* [Task to complete] Transcribe the material in full. Nothing should differ except that the pictures are left out.
───
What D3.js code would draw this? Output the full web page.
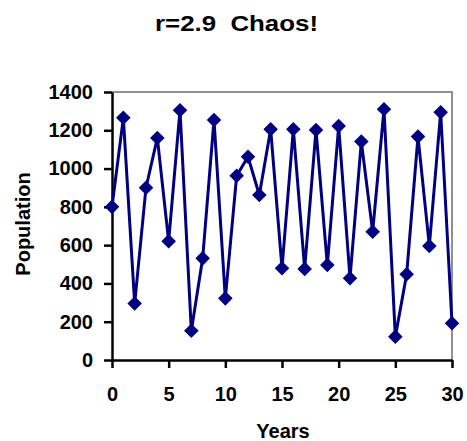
<!DOCTYPE html>
<html>
<head>
<meta charset="utf-8">
<script src="https://cdn.jsdelivr.net/npm/d3@7"></script>
<style>
  body { margin: 0; background: #fff; }
  text { font-family: "Liberation Sans", Arial, sans-serif; font-weight: bold; fill: #000; }
</style>
</head>
<body>
<div id="chart"></div>
<script>
const years = d3.range(0, 31);
const population = [800, 1265, 295, 900, 1160, 620, 1305, 153, 531, 1254, 322,
                     963, 1062, 862, 1205, 479, 1205, 476, 1202, 496, 1222,
                     427, 1141, 670, 1310, 122, 448, 1167, 596, 1294, 192];
const xTicks = [0, 5, 10, 15, 20, 25, 30];
const yTicks = [0, 200, 400, 600, 800, 1000, 1200, 1400];

const W = 467, H = 441;
const margin = {top: 92, left: 112};
const width  = 452 - margin.left,
      height = 360 - margin.top;

const svg = d3.select("#chart").append("svg")
    .attr("width", W)
    .attr("height", H);

const g = svg.append("g")
    .attr("transform", `translate(${margin.left},${margin.top})`);

const x = d3.scaleLinear().domain([0, 30]).range([0, width]);
const y = d3.scaleLinear().domain([0, 1400]).range([height, 0]);

// gray frame on top and right
g.append("path")
  .attr("d", `M0,0H${width}V${height}`)
  .attr("fill", "none")
  .attr("stroke", "#909090")
  .attr("stroke-width", 2);

const xAxis = g.append("g")
    .attr("transform", `translate(0,${height})`)
    .call(d3.axisBottom(x).tickValues(xTicks).tickFormat(d3.format("d"))
      .tickSize(8).tickPadding(19).tickSizeOuter(0));

const yAxis = g.append("g")
    .call(d3.axisLeft(y).tickValues(yTicks).tickFormat(d3.format("d"))
      .tickSize(8).tickPadding(11).tickSizeOuter(0));

[xAxis, yAxis].forEach(a => {
  a.select(".domain").attr("stroke", "#000").attr("stroke-width", 2.5);
  a.selectAll(".tick line").attr("stroke", "#000").attr("stroke-width", 2.5);
  a.selectAll(".tick text")
    .attr("font-size", "20px")
    .attr("font-family", "Liberation Sans, Arial, sans-serif")
    .attr("font-weight", "bold")
    .attr("fill", "#000");
});

const line = d3.line()
  .x((d, i) => x(years[i]))
  .y(d => y(d));

g.append("path")
  .datum(population)
  .attr("d", line)
  .attr("fill", "none")
  .attr("stroke", "#000080")
  .attr("stroke-width", 3);

g.selectAll(".pt")
  .data(population)
  .enter()
  .append("path")
    .attr("class", "pt")
    .attr("d", d3.symbol().type(d3.symbolDiamond2).size(135))
    .attr("transform", (d, i) => `translate(${x(years[i])},${y(d)})`)
    .attr("fill", "#000080");

svg.append("text")
  .attr("x", 155)
  .attr("y", 31)
  .attr("font-size", "22px")
  .attr("textLength", 163)
  .attr("lengthAdjust", "spacingAndGlyphs")
  .attr("xml:space", "preserve")
  .text("r=2.9  Chaos!");

svg.append("text")
  .attr("x", 283)
  .attr("y", 438)
  .attr("text-anchor", "middle")
  .attr("font-size", "20px")
  .text("Years");

svg.append("text")
  .attr("transform", "translate(30,224) rotate(-90)")
  .attr("text-anchor", "middle")
  .attr("font-size", "20px")
  .text("Population");
</script>
</body>
</html>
───
* [Full output]
What D3.js code would draw this? Output the full web page.
<!DOCTYPE html>
<html>
<head>
<meta charset="utf-8">
<script src="https://cdn.jsdelivr.net/npm/d3@7"></script>
<style>
  body { margin: 0; background: #fff; }
  text { font-family: "Liberation Sans", Arial, sans-serif; font-weight: bold; fill: #000; }
</style>
</head>
<body>
<div id="chart"></div>
<script>
const years = d3.range(0, 31);
const population = [800, 1265, 295, 900, 1160, 620, 1305, 153, 531, 1254, 322,
                     963, 1062, 862, 1205, 479, 1205, 476, 1202, 496, 1222,
                     427, 1141, 670, 1310, 122, 448, 1167, 596, 1294, 192];
const xTicks = [0, 5, 10, 15, 20, 25, 30];
const yTicks = [0, 200, 400, 600, 800, 1000, 1200, 1400];

const W = 467, H = 441;
const margin = {top: 92, left: 112};
const width  = 452 - margin.left,
      height = 360 - margin.top;

const svg = d3.select("#chart").append("svg")
    .attr("width", W)
    .attr("height", H);

const g = svg.append("g")
    .attr("transform", `translate(${margin.left},${margin.top})`);

const x = d3.scaleLinear().domain([0, 30]).range([0, width]);
const y = d3.scaleLinear().domain([0, 1400]).range([height, 0]);

// gray frame on top and right
g.append("path")
  .attr("d", `M0,0H${width}V${height}`)
  .attr("fill", "none")
  .attr("stroke", "#909090")
  .attr("stroke-width", 2);

const xAxis = g.append("g")
    .attr("transform", `translate(0,${height})`)
    .call(d3.axisBottom(x).tickValues(xTicks).tickFormat(d3.format("d"))
      .tickSize(8).tickPadding(19).tickSizeOuter(0));

const yAxis = g.append("g")
    .call(d3.axisLeft(y).tickValues(yTicks).tickFormat(d3.format("d"))
      .tickSize(8).tickPadding(11).tickSizeOuter(0));

[xAxis, yAxis].forEach(a => {
  a.select(".domain").attr("stroke", "#000").attr("stroke-width", 2.5);
  a.selectAll(".tick line").attr("stroke", "#000").attr("stroke-width", 2.5);
  a.selectAll(".tick text")
    .attr("font-size", "20px")
    .attr("font-family", "Liberation Sans, Arial, sans-serif")
    .attr("font-weight", "bold")
    .attr("fill", "#000");
});

const line = d3.line()
  .x((d, i) => x(years[i]))
  .y(d => y(d));

g.append("path")
  .datum(population)
  .attr("d", line)
  .attr("fill", "none")
  .attr("stroke", "#000080")
  .attr("stroke-width", 3);

g.selectAll(".pt")
  .data(population)
  .enter()
  .append("path")
    .attr("class", "pt")
    .attr("d", d3.symbol().type(d3.symbolDiamond2).size(135))
    .attr("transform", (d, i) => `translate(${x(years[i])},${y(d)})`)
    .attr("fill", "#000080");

svg.append("text")
  .attr("x", 155)
  .attr("y", 31)
  .attr("font-size", "22px")
  .attr("textLength", 163)
  .attr("lengthAdjust", "spacingAndGlyphs")
  .attr("xml:space", "preserve")
  .text("r=2.9  Chaos!");

svg.append("text")
  .attr("x", 283)
  .attr("y", 438)
  .attr("text-anchor", "middle")
  .attr("font-size", "20px")
  .text("Years");

svg.append("text")
  .attr("transform", "translate(30,224) rotate(-90)")
  .attr("text-anchor", "middle")
  .attr("font-size", "20px")
  .text("Population");
</script>
</body>
</html>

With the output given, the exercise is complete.